The move to online classes has led professors to make open book tests and exams. This has led me to not read chapters or even full textbooks. The open book exams are not too much of a problem, specifically because googling an exam question can usually lead to a Quizlet with all the questions there. If all the resources are available for me to use, then I will use them, especially Quizlet and Google. I am often in a personal conflict over the morals during online exams because I wonder – does this make me a bad student?
Although I typically find myself wanting to be alone and away from human contact, there are times where I desperately desire to have a face-to-face conversation with another human being. I tend to enjoy having conversations with other students and professors before and after classes. In the online setting, those conversations don’t exist; especially if the only person who has a face cam turned on is the professor and everyone else has a black screen revealing only their name.
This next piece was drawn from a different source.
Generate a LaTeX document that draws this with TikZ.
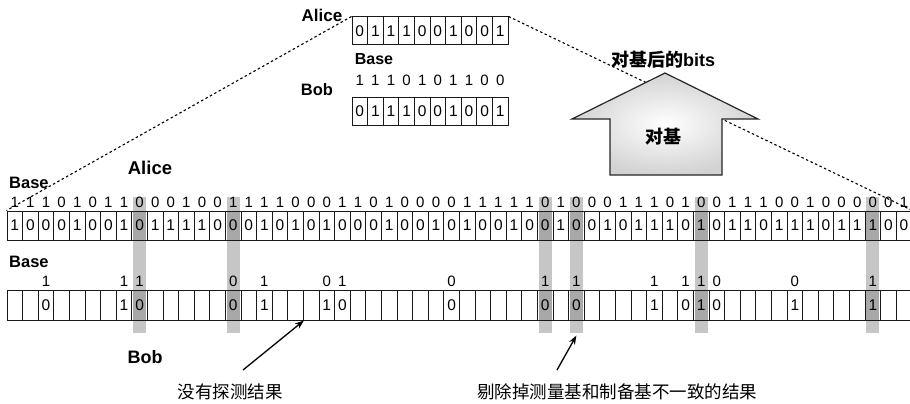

Having in-person classes doesn’t mean COVID is gone . It is still a disease that exists and has killed more than a quarter of a million Americans and should be taken seriously. It is a deadly disease but wearing masks and getting vaccinated reduces the number of cases, allowing us to meet in person again. While I am grateful to be at a school that follows proper health protocol and does everything to keep the students and employees safe and healthy, I am paying for in-person classes and feel that in-person classes with these precautions are worth it.